There is nothing regressive or conservative in this attitude,
especially because the past no longer appears as heroic or
monumental, but rather consumed and decayed. Nobody seems
to care about a triumphal conquest of one's own origins. Instead,
a feeling of loss and longing emanate from the works of many
European artists of today, like a romantic spleen updated.
A suggestive, obscure symbolism emerges especially from videos
and films. As less and less artists seem interested in shock
tactics and frontal attacks, capturing impalpable emotions
and states of being becomes crucial. Dark and ghostly manifestations
permeate many works, like phantoms called upon a séance.
It's as though, in spite of digital connections and information
technologies, artists still perceive the world as a mysterious
space.
Time has become a privileged site of investigation for many
artists. Moving along the vertical axis of history, they unearth
public tales and forgotten myths in a sort of anti-systematic
archeology of knowledge. It's again a strategy that aims to
question national beliefs and official narratives, but also
a way to give a personal shape to the past. Time thus emerges
as a torn cloth that can be continuously woven and taken to
threads - a multi-layered stratification of time zones. All
together, and each in their individual way, many artists experiment
with archival images and cinematic, perched moments, creating
a tapestry of visions and sounds, a magic lantern that projects
chimeras and sudden revelations of our social unconscious.
What we forget is often as significant as what we obstinately
remember. In the lapses of memory, in its ruptures and holes,
we store images and fears, which can suddenly jump to the
surface. As many artists seem to declare a renovated interest
in the secret space of our mind, they are also discovering
the obscure place where images disappear, the black holes
of our brain. Amnesia, analyzed both as an individual pathology
and as a metaphor of culture's infinite processes of repression,
is at the center of many works in this edition of Manifesta.
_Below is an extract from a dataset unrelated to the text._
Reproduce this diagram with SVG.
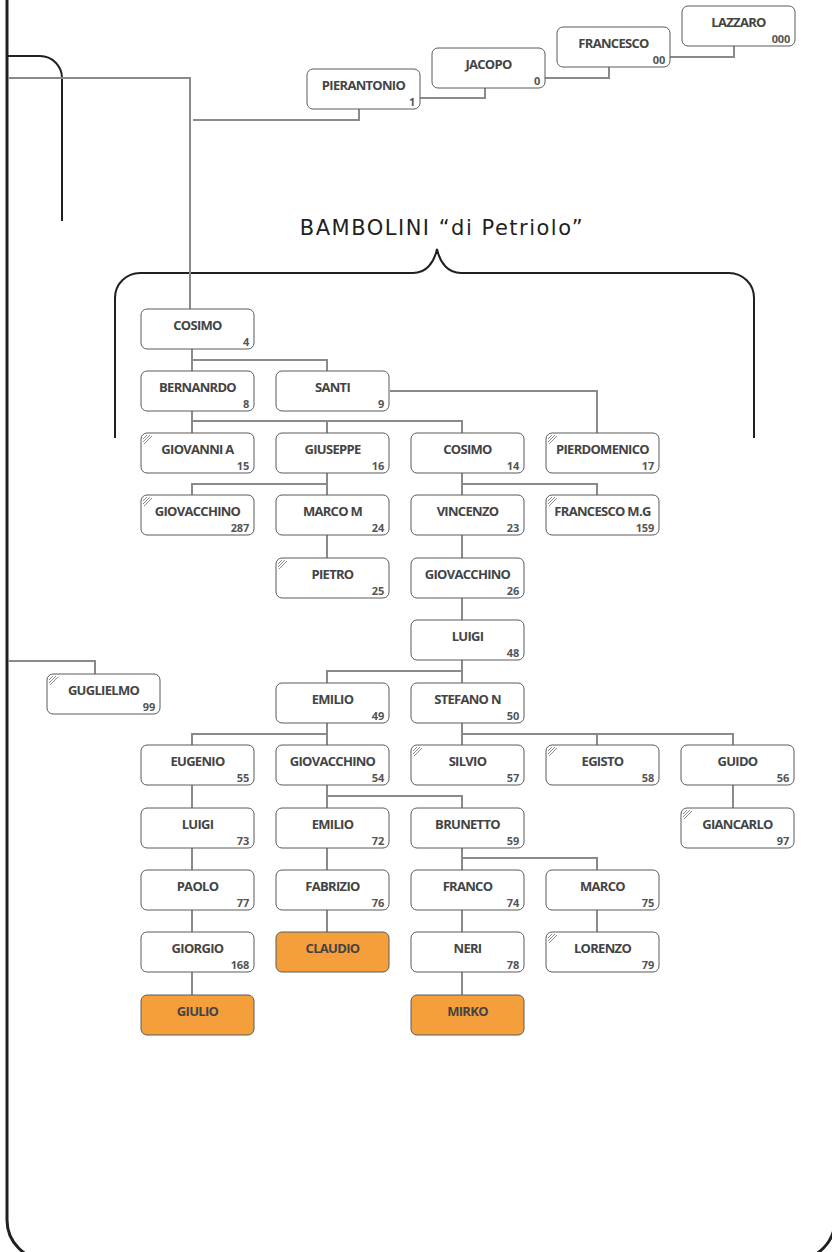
<svg xmlns="http://www.w3.org/2000/svg" width="832" height="1252" viewBox="0 0 832 1252">
<style>
.n rect{fill:#fff;stroke:#5a5a5a;stroke-width:1}
.n.o rect{fill:#f59e3c}
.nm{font-family:"Open Sans","Liberation Sans",sans-serif;font-weight:700;font-size:13px;letter-spacing:-0.7px;fill:#444;text-anchor:middle}
.nu{font-family:"Open Sans","Liberation Sans",sans-serif;font-weight:700;font-size:11px;letter-spacing:-0.2px;fill:#555;text-anchor:end}
.c{fill:none;stroke:#8a8a8a;stroke-width:2}
.k{fill:none;stroke:#231f20}
.h{fill:none;stroke:#8a8a8a;stroke-width:1}
.t{font-family:"DejaVu Sans","Noto Sans",sans-serif;font-size:21px;letter-spacing:1.5px;fill:#231f20;text-anchor:middle}
</style>
<defs>
<path id="hatch" class="h" d="M2,6 L6,2 M2,9 L9,2 M3,11 L11,3"/>
</defs>
<g id="frame">
<rect class="k" x="7" y="-100" width="828" height="1360" rx="40" stroke-width="3"/>
<path class="k" stroke-width="2" d="M8,56 H40 A22,22 0 0 1 62,78 V221"/>
<path class="k" stroke-width="2" d="M115,438 V298 A25,25 0 0 1 140,273 H413 C426,273 434,263 437,249 C440,263 448,273 461,273 H729 A25,25 0 0 1 754,298 V438"/>
<text class="t" x="442" y="235">BAMBOLINI “di Petriolo”</text>
</g>
<g id="connectors">
<path class="c" d="M734,46 V57 H670"/>
<path class="c" d="M609,67 V78 H545"/>
<path class="c" d="M485,88 V98 H420"/>
<path class="c" d="M359,109 V120 H193"/>
<path class="c" d="M8,78 H190 V309"/>
<path class="c" d="M192,349 V371 M192,360 H327 V371"/>
<path class="c" d="M192,411 V433 M192,421 H462 V433 M327,421 V433"/>
<path class="c" d="M390,391 H597 V433"/>
<path class="c" d="M327,473 V495 M327,484 H192 V495"/>
<path class="c" d="M462,473 V495 M462,484 H597 V495"/>
<path class="c" d="M327,535 V558 M462,535 V558 M462,598 V620"/>
<path class="c" d="M462,660 V683 M462,671 H327 V683"/>
<path class="c" d="M8,661 H95 V674"/>
<path class="c" d="M327,723 V745 M327,734 H192 V745"/>
<path class="c" d="M462,723 V745 M462,734 H733 V745 M597,734 V745"/>
<path class="c" d="M192,785 V808 M733,785 V808"/>
<path class="c" d="M327,785 V808 M327,796 H462 V808"/>
<path class="c" d="M192,848 V870 M327,848 V870 M462,848 V870 M462,858 H597 V870"/>
<path class="c" d="M192,910 V932 M327,910 V932 M462,910 V932 M597,910 V932"/>
<path class="c" d="M192,972 V995 M462,972 V995"/>
</g>
<g id="n000" class="n"><rect x="682" y="6" width="113" height="40" rx="6"/><text class="nm" x="738.5" y="27">LAZZARO</text><text class="nu" x="790" y="42.5">000</text></g>
<g id="n00" class="n"><rect x="557" y="27" width="113" height="40" rx="6"/><text class="nm" x="613.5" y="48">FRANCESCO</text><text class="nu" x="665" y="63.5">00</text></g>
<g id="n0" class="n"><rect x="432" y="48" width="113" height="40" rx="6"/><text class="nm" x="488.5" y="69">JACOPO</text><text class="nu" x="540" y="84.5">0</text></g>
<g id="n1" class="n"><rect x="307" y="69" width="113" height="40" rx="6"/><text class="nm" x="363.5" y="90">PIERANTONIO</text><text class="nu" x="415" y="105.5">1</text></g>

<g id="n4" class="n"><rect x="141" y="309" width="113" height="40" rx="6"/><text class="nm" x="197.5" y="330">COSIMO</text><text class="nu" x="249" y="345.5">4</text></g>
<g id="n8" class="n"><rect x="141" y="371" width="113" height="40" rx="6"/><text class="nm" x="197.5" y="392">BERNANRDO</text><text class="nu" x="249" y="407.5">8</text></g>
<g id="n9" class="n"><rect x="276" y="371" width="113" height="40" rx="6"/><text class="nm" x="332.5" y="392">SANTI</text><text class="nu" x="384" y="407.5">9</text></g>

<g id="n15" class="n"><rect x="141" y="433" width="113" height="40" rx="6"/><use href="#hatch" x="141" y="433"/><text class="nm" x="197.5" y="454">GIOVANNI A</text><text class="nu" x="249" y="469.5">15</text></g>
<g id="n16" class="n"><rect x="276" y="433" width="113" height="40" rx="6"/><text class="nm" x="332.5" y="454">GIUSEPPE</text><text class="nu" x="384" y="469.5">16</text></g>
<g id="n14" class="n"><rect x="411" y="433" width="113" height="40" rx="6"/><text class="nm" x="467.5" y="454">COSIMO</text><text class="nu" x="519" y="469.5">14</text></g>
<g id="n17" class="n"><rect x="546" y="433" width="113" height="40" rx="6"/><use href="#hatch" x="546" y="433"/><text class="nm" x="602.5" y="454">PIERDOMENICO</text><text class="nu" x="654" y="469.5">17</text></g>

<g id="n287" class="n"><rect x="141" y="495" width="113" height="40" rx="6"/><use href="#hatch" x="141" y="495"/><text class="nm" x="197.5" y="516">GIOVACCHINO</text><text class="nu" x="249" y="531.5">287</text></g>
<g id="n24" class="n"><rect x="276" y="495" width="113" height="40" rx="6"/><text class="nm" x="332.5" y="516">MARCO M</text><text class="nu" x="384" y="531.5">24</text></g>
<g id="n23" class="n"><rect x="411" y="495" width="113" height="40" rx="6"/><text class="nm" x="467.5" y="516">VINCENZO</text><text class="nu" x="519" y="531.5">23</text></g>
<g id="n159" class="n"><rect x="546" y="495" width="113" height="40" rx="6"/><use href="#hatch" x="546" y="495"/><text class="nm" x="602.5" y="516">FRANCESCO M.G</text><text class="nu" x="654" y="531.5">159</text></g>

<g id="n25" class="n"><rect x="276" y="558" width="113" height="40" rx="6"/><use href="#hatch" x="276" y="558"/><text class="nm" x="332.5" y="579">PIETRO</text><text class="nu" x="384" y="594.5">25</text></g>
<g id="n26" class="n"><rect x="411" y="558" width="113" height="40" rx="6"/><text class="nm" x="467.5" y="579">GIOVACCHINO</text><text class="nu" x="519" y="594.5">26</text></g>

<g id="n48" class="n"><rect x="411" y="620" width="113" height="40" rx="6"/><text class="nm" x="467.5" y="641">LUIGI</text><text class="nu" x="519" y="656.5">48</text></g>

<g id="n99" class="n"><rect x="47" y="674" width="113" height="40" rx="6"/><use href="#hatch" x="47" y="674"/><text class="nm" x="103.5" y="695">GUGLIELMO</text><text class="nu" x="155" y="710.5">99</text></g>
<g id="n49" class="n"><rect x="276" y="683" width="113" height="40" rx="6"/><text class="nm" x="332.5" y="704">EMILIO</text><text class="nu" x="384" y="719.5">49</text></g>
<g id="n50" class="n"><rect x="411" y="683" width="113" height="40" rx="6"/><text class="nm" x="467.5" y="704">STEFANO N</text><text class="nu" x="519" y="719.5">50</text></g>

<g id="n55" class="n"><rect x="141" y="745" width="113" height="40" rx="6"/><text class="nm" x="197.5" y="766">EUGENIO</text><text class="nu" x="249" y="781.5">55</text></g>
<g id="n54" class="n"><rect x="276" y="745" width="113" height="40" rx="6"/><text class="nm" x="332.5" y="766">GIOVACCHINO</text><text class="nu" x="384" y="781.5">54</text></g>
<g id="n57" class="n"><rect x="411" y="745" width="113" height="40" rx="6"/><use href="#hatch" x="411" y="745"/><text class="nm" x="467.5" y="766">SILVIO</text><text class="nu" x="519" y="781.5">57</text></g>
<g id="n58" class="n"><rect x="546" y="745" width="113" height="40" rx="6"/><use href="#hatch" x="546" y="745"/><text class="nm" x="602.5" y="766">EGISTO</text><text class="nu" x="654" y="781.5">58</text></g>
<g id="n56" class="n"><rect x="681" y="745" width="113" height="40" rx="6"/><text class="nm" x="737.5" y="766">GUIDO</text><text class="nu" x="789" y="781.5">56</text></g>

<g id="n73" class="n"><rect x="141" y="808" width="113" height="40" rx="6"/><text class="nm" x="197.5" y="829">LUIGI</text><text class="nu" x="249" y="844.5">73</text></g>
<g id="n72" class="n"><rect x="276" y="808" width="113" height="40" rx="6"/><text class="nm" x="332.5" y="829">EMILIO</text><text class="nu" x="384" y="844.5">72</text></g>
<g id="n59" class="n"><rect x="411" y="808" width="113" height="40" rx="6"/><text class="nm" x="467.5" y="829">BRUNETTO</text><text class="nu" x="519" y="844.5">59</text></g>
<g id="n97" class="n"><rect x="681" y="808" width="113" height="40" rx="6"/><use href="#hatch" x="681" y="808"/><text class="nm" x="737.5" y="829">GIANCARLO</text><text class="nu" x="789" y="844.5">97</text></g>

<g id="n77" class="n"><rect x="141" y="870" width="113" height="40" rx="6"/><text class="nm" x="197.5" y="891">PAOLO</text><text class="nu" x="249" y="906.5">77</text></g>
<g id="n76" class="n"><rect x="276" y="870" width="113" height="40" rx="6"/><text class="nm" x="332.5" y="891">FABRIZIO</text><text class="nu" x="384" y="906.5">76</text></g>
<g id="n74" class="n"><rect x="411" y="870" width="113" height="40" rx="6"/><text class="nm" x="467.5" y="891">FRANCO</text><text class="nu" x="519" y="906.5">74</text></g>
<g id="n75" class="n"><rect x="546" y="870" width="113" height="40" rx="6"/><text class="nm" x="602.5" y="891">MARCO</text><text class="nu" x="654" y="906.5">75</text></g>

<g id="n168" class="n"><rect x="141" y="932" width="113" height="40" rx="6"/><text class="nm" x="197.5" y="953">GIORGIO</text><text class="nu" x="249" y="968.5">168</text></g>
<g id="nClaudio" class="n o"><rect x="276" y="932" width="113" height="40" rx="6"/><text class="nm" x="332.5" y="953">CLAUDIO</text></g>
<g id="n78" class="n"><rect x="411" y="932" width="113" height="40" rx="6"/><text class="nm" x="467.5" y="953">NERI</text><text class="nu" x="519" y="968.5">78</text></g>
<g id="n79" class="n"><rect x="546" y="932" width="113" height="40" rx="6"/><use href="#hatch" x="546" y="932"/><text class="nm" x="602.5" y="953">LORENZO</text><text class="nu" x="654" y="968.5">79</text></g>

<g id="nGiulio" class="n o"><rect x="141" y="995" width="113" height="40" rx="6"/><text class="nm" x="197.5" y="1016">GIULIO</text></g>
<g id="nMirko" class="n o"><rect x="411" y="995" width="113" height="40" rx="6"/><text class="nm" x="467.5" y="1016">MIRKO</text></g>
</svg>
To many other artists the real appears as a much more polemical
and threatening space, cut to pieces by ethnic tumults and
cultural clashes. Rather than experimenting with alternative
microcosms, some feel the need to document their own surroundings
and describe that nebulous territory where international politics
and individual psychologies overlap. This particular form
of reportage, this para-journalistic approach, never claims
to have access to a final, superior truth. It proceeds by
posing questions, instead of formulating straight answers;
and it often prefers the format of the personal confession
to the presentation of some kind of omniscient, detached author.
That's why many documentaries produced by artists and filmmakers
today deploy fragmented narratives and convoluted stories,
while often bringing together different temporalities and
sudden flashbacks. Art has taken a more confessional approach,
and it's focusing on personal stories. Even when addressing
cultural phenomena and social transformations, artists depart
from an individual point of view in which narrations reveal
themselves slowly, emerging from the pages of a family album
enveloped in the fog of nostalgia. Often filmed with very
basic means and shaky hand held cameras, these documentaries
filter the world through the eyes of individuals, as though
the trauma of conflicts had damaged our ability to experience
reality objectively or at least collectively.
Out there, in the real world, slogans and catch phrases get
sharper and sharper: the dictatorship of communication and
branding has imposed super-effective refrains and jingles.
To this over-simplistic, often one sided, perception of reality,
many artists have reacted by staging and occupying schizophrenic
environments, increasing the degree of complexity and the
obscurity of their languages - they are speaking in tongues.
As reflected through these works, the corridors of our minds
seem to be resonating with impenetrable rattles, broken words,
spiritual noises. It's the hiccup of reason, the stutter of
confusion, reminding us there are no solutions, only problems.